Now seems as good a time as any to make a low-budget British horror film. Despite being forced from the multiplex by their better-promoted American cousins, British horror films have managed to latch on to what would appear to be quite a robust business model: Get into a festival, get onto supermarket shelves, and get onto subscription streaming services. Sure… you’ll never make a fortune but chances are that you’ll make your money back and turning a profit with your first film is at least half way towards being in the position to make second one!

Unfortunately, while this model has proved more than capable of getting films made, the films it produces tend to be either instantly forgettable or offensively bad. At this point British horror is struggling to produce films that are as good as The Purge, let alone as good as The Blair Witch Project.

Made with money that was crowd sourced in lieu of wedding presents, The Forgotten is nowhere near the great horror film that Britain needs to produce in order for this funding model to become sustainable, but it does show some genuine thematic ambition.

The film opens with a recording of a 999 call in which a woman is begging for help while her knife-wielding husband pounds on the door. From there, we are transported to the moment when troubled teenager Tommy (the wonderfully-named Clem Tibber) returns home to discover that his mother has disappeared and his father is living rough in an abandoned council estate. Despite having no idea what happened either to his mother or his childhood home, Tommy settles down to life with his troubled father (Shaun Dingwall).

When he isn’t helping his father steal copper piping from condemned buildings, Tommy is worrying about the noises that come up through the walls and floors of their squat. He is also concerned by the human figures he keeps seeing out of the corner of his eye but those could well be the local criminals who appear to be on the lookout for his dad.

The one source of joy in Tommy’s miserable life is Carmen (Elarica Johnson), a local girl who saves him from bullies and sets about befriending him before encouraging him to delve into the secrets of both the condemned estate and their own messed-up families. Initially defensive, Tommy and Carmen are soon getting on like a house on fire and it’s in the moments when Johnson and Tibber are joking with each other that you realise quite how dramatically underpowered this film has been.

The problems start right at the beginning of the first act as the opening 999 call invites us to imagine a woman being stabbed just as the film presents us with the mysterious disappearance of Tommy’s mother. Clearly, we are supposed to assume that Tommy’s father murdered his wife and then disappeared onto the streets but rather than finding someone terrifyingly intense to play Tommy’s father, the producers latched onto a man with all the brooding menace of Eastenders’ Ian Beale.
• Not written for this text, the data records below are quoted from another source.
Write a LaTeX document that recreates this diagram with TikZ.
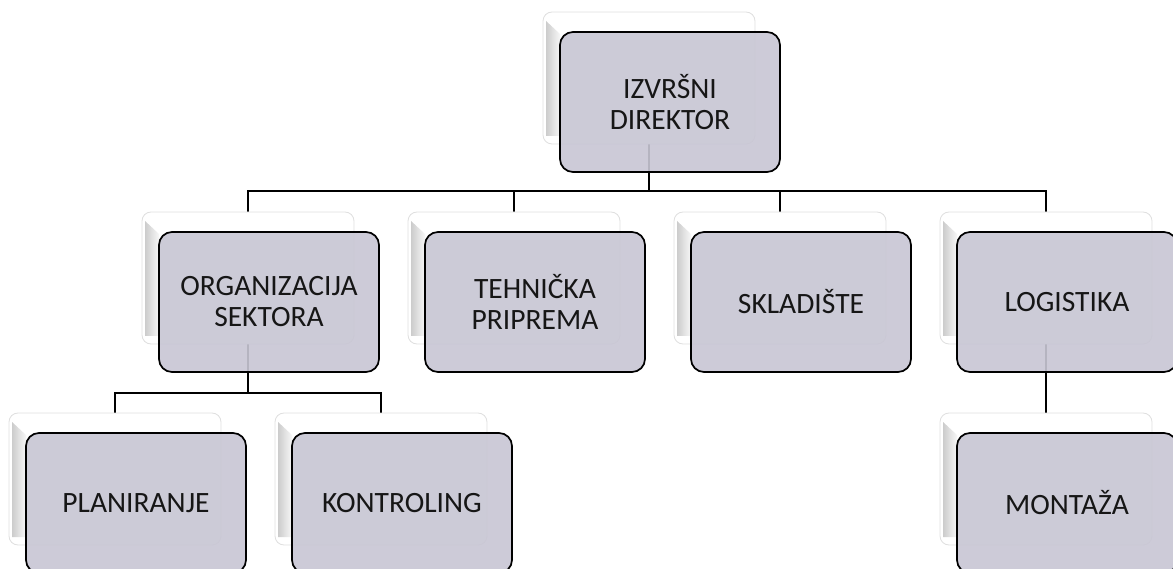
\documentclass[tikz,border=0pt]{standalone}
\usepackage{fontspec}
\setmainfont{Carlito}
\pgfdeclarelayer{background}
\pgfsetlayers{background,main}
\definecolor{boxfill}{RGB}{200,198,212}
\definecolor{txt}{RGB}{22,22,22}
\newcommand\orgunit[4]{%
  \node[card] (b#1) at (#2,#3+66) {};
  \shade[left color=gray!40, right color=gray!6] (#2-103,#3+9) -- (#2-89,#3+22) -- (#2-89,#3+124) -- (#2-103,#3+124) -- cycle;
  \node[unit] (f#1) at (#2+21,#3+90) {#4};
}
\begin{document}
\begin{tikzpicture}[x=1pt,y=-1pt,
  card/.style={draw=gray!25, line width=0.8pt, fill=white, rounded corners=9pt,
    minimum width=212pt, minimum height=132pt, inner sep=0pt},
  unit/.style={draw=black, line width=1.7pt, fill=boxfill, fill opacity=0.91,
    text opacity=1, draw opacity=1, rounded corners=13pt, minimum width=220pt,
    minimum height=140pt, align=center, text=txt,
    font=\fontsize{29.5}{31}\selectfont, inner sep=0pt},
  link/.style={draw=black, line width=1.6pt}]
\useasboundingbox (0,0) rectangle (1173,569);
\clip (0,0) rectangle (1173,569);
\orgunit{0}{649}{12}{IZVRŠNI\\DIREKTOR}
\orgunit{1}{248}{212}{ORGANIZACIJA\\SEKTORA}
\orgunit{2}{514}{212}{TEHNIČKA\\PRIPREMA}
\orgunit{3}{780}{212}{SKLADIŠTE}
\orgunit{4}{1046}{212}{LOGISTIKA}
\orgunit{5}{115}{413}{PLANIRANJE}
\orgunit{6}{381}{413}{KONTROLING}
\orgunit{7}{1046}{413}{MONTAŽA}
\coordinate (j0) at (649,191);
\coordinate (j1) at (248,393);
\begin{pgfonlayer}{background}
\draw[link] (b0.south) -- (j0);
\draw[link] (b1.north) |- (j0) -| (b4.north);
\draw[link] (b2.north) -- (b2.north |- j0);
\draw[link] (b3.north) -- (b3.north |- j0);
\draw[link] (b1.south) -- (j1);
\draw[link] (b5.north) |- (j1) -| (b6.north);
\draw[link] (b4.south) -- (b7.north);
\end{pgfonlayer}
\end{tikzpicture}
\end{document}
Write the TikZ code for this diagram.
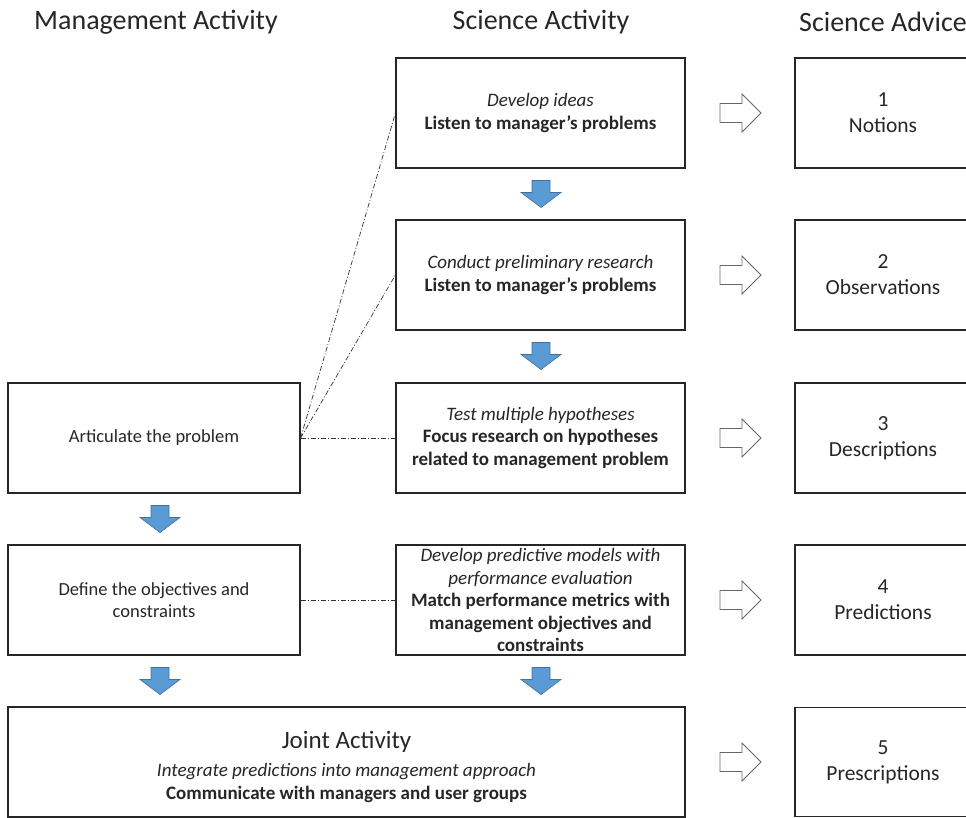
\documentclass[tikz,border=0pt]{standalone}
\usepackage{fontspec}
\setmainfont{Carlito}
\usetikzlibrary{positioning}

\definecolor{arrowblue}{HTML}{5B9BD5}
\definecolor{arrowedge}{HTML}{41719C}

\begin{document}
\begin{tikzpicture}[x=1pt,y=-1pt,
	actbox/.style={draw=black!85,line width=1.2pt,rectangle,minimum height=110pt,align=center,
		text=black!85,font=\fontsize{19}{22.5}\selectfont,inner sep=2pt},
	advbox/.style={actbox,minimum width=176pt,font=\fontsize{21.5}{26}\selectfont},
	heading/.style={text=black!85,font=\fontsize{28}{32}\selectfont},
	linkline/.style={black!80,line width=0.7pt,dash pattern=on 5pt off 2pt on 1pt off 2pt},
	bluedown/.pic={\draw[fill=arrowblue,draw=arrowedge,line width=0.6pt,line join=miter]
		(-9,-13.5) -- (9,-13.5) -- (9,-1.5) -- (20,-1.5) -- (0,13.5) -- (-20,-1.5) -- (-9,-1.5) -- cycle;},
	whiteright/.pic={\draw[fill=white,draw=black!60,line width=0.8pt,line join=miter]
		(-20,-9.5) -- (2,-9.5) -- (2,-19) -- (21,0) -- (2,19) -- (2,9.5) -- (-20,9.5) -- cycle;}
]
	\useasboundingbox (0,0) rectangle (966,818);
	\clip (0,0) rectangle (966,818);

	\node[heading] at (156,22) (hmg) {Management Activity};
	\node[heading] at (541,22) (hsci) {Science Activity};
	\node[heading] at (883,22) (hadv) {Science Advice};

	\node[actbox,minimum width=289pt] at (540.5,113) (sci1) {\textit{Develop ideas}\\\textbf{Listen to manager's problems}};
	\node[actbox,minimum width=289pt] at (540.5,275) (sci2) {\textit{Conduct preliminary research}\\\textbf{Listen to manager's problems}};
	\node[actbox,minimum width=289pt] at (540.5,438) (sci3) {\textit{Test multiple hypotheses}\\\textbf{Focus research on hypotheses}\\\textbf{related to management problem}};
	\node[actbox,minimum width=289pt] at (540.5,600) (sci4) {\textit{Develop predictive models with}\\\textit{performance evaluation}\\\textbf{Match performance metrics with}\\\textbf{management objectives and}\\\textbf{constraints}};

	\node[actbox,minimum width=292pt,font=\fontsize{18.5}{22.5}\selectfont] at (154,438) (mg1) {Articulate the problem};
	\node[actbox,minimum width=292pt,font=\fontsize{18.5}{22.5}\selectfont] at (154,600) (mg2) {Define the objectives and\\constraints};

	\draw[draw=black!85,line width=1.2pt] (8,707) rectangle (685,817);
	\node[align=center,text=black!85,font=\fontsize{19}{23}\selectfont] at (346.5,767) (joint) {{\fontsize{25}{28}\selectfont Joint Activity}\\[5pt]\textit{Integrate predictions into management approach}\\\textbf{Communicate with managers and user groups}};

	\node[advbox] at (883,113) (adv1) {1\\Notions};
	\node[advbox] at (883,275) (adv2) {2\\Observations};
	\node[advbox] at (883,438) (adv3) {3\\Descriptions};
	\node[advbox] at (883,600) (adv4) {4\\Predictions};
	\node[advbox,minimum height=109pt] at (883,762) (adv5) {5\\Prescriptions};

	\draw[linkline] (mg1.east) -- (sci1.west);
	\draw[linkline] (mg1.east) -- (sci2.west);
	\draw[linkline] (mg1.east) -- (sci3.west);
	\draw[linkline] (mg2.east) -- (sci4.west);

	\pic at (541,194) {bluedown};
	\pic at (541,356) {bluedown};
	\pic at (160,519) {bluedown};
	\pic at (160,681) {bluedown};
	\pic at (541,681) {bluedown};

	\foreach \y in {113,275,438,600,762}
		\pic at (740,\y) {whiteright};
\end{tikzpicture}
\end{document}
This act of miscasting not only undermines the opening half’s primary source of tension, it also forces us to see Tommy’s world in a very different light to the one required to make this story function: On paper, Tommy is a troubled teenager who wanders the streets listening to music in order to stay out of his troubled father’s way. On film, Tommy is an introverted teenager who sits on park benches before heading home and enjoying take-away curries with his amiable but somewhat pre-occupied father. The Forgotten needed to be about the harshness of life under austerity but it wound up feeling rather too comfortably domestic. The Forgotten needed its supernatural unpleasantness to be rooted in the world, but instead it feels like something that bursts in from the outside.

With nothing other than crime and weird noises to worry about, Tommy’s desperate need for a friend is a little surprising as is the willingness of Carmen to take a complete stranger under her wing. Johnson does some good work as an intelligent young woman living in the shadow of a sink estate and Tibber does well as the introvert who is lured out of his shell and into courage but their desperation for friendship never rings completely true.

This lack of attention to character detail is also evident during the film’s conclusion when Frampton’s manifest desire to comment on the lost lives of the urban poor struggles to resonate with his own characters. There’s some interesting stuff about sick buildings encouraging sick behaviour patterns and some interesting stuff about our willingness to forget about the victims of social inequality but the failure to ground either of these ideas in character or plot ensures that they feel abstract and philosophical rather than visceral and relevant. Frampton’s thematic instincts are sound and you can tell that he wanted to make a thoughtful film but the script he worked from and the actors he chose simply did not support his vision.

The script problems are particularly grating as the technical aspects of the film are universally impressive. The scares are quite slow to arrive but when they do, they really work: Eban Bolter’s cinematography makes excellent use of natural and artificial lighting sources to create a darkened world where the shadows don’t perform as they should and Paul Frith’s score brings an ugly mechanical roar to a place of rust and memory. The final confrontation with the horrors of the estate is lean, tense, and genuinely impressive given the financial limitations of the project.

The Forgotten was maybe one major script revision away from being a genuinely excellent modern ghost story. It would be interesting to see what a more experienced and worldly Frampton might be able to produce as Britain really could do with a few more genre directors who were willing to make films about the harshness of normal lives.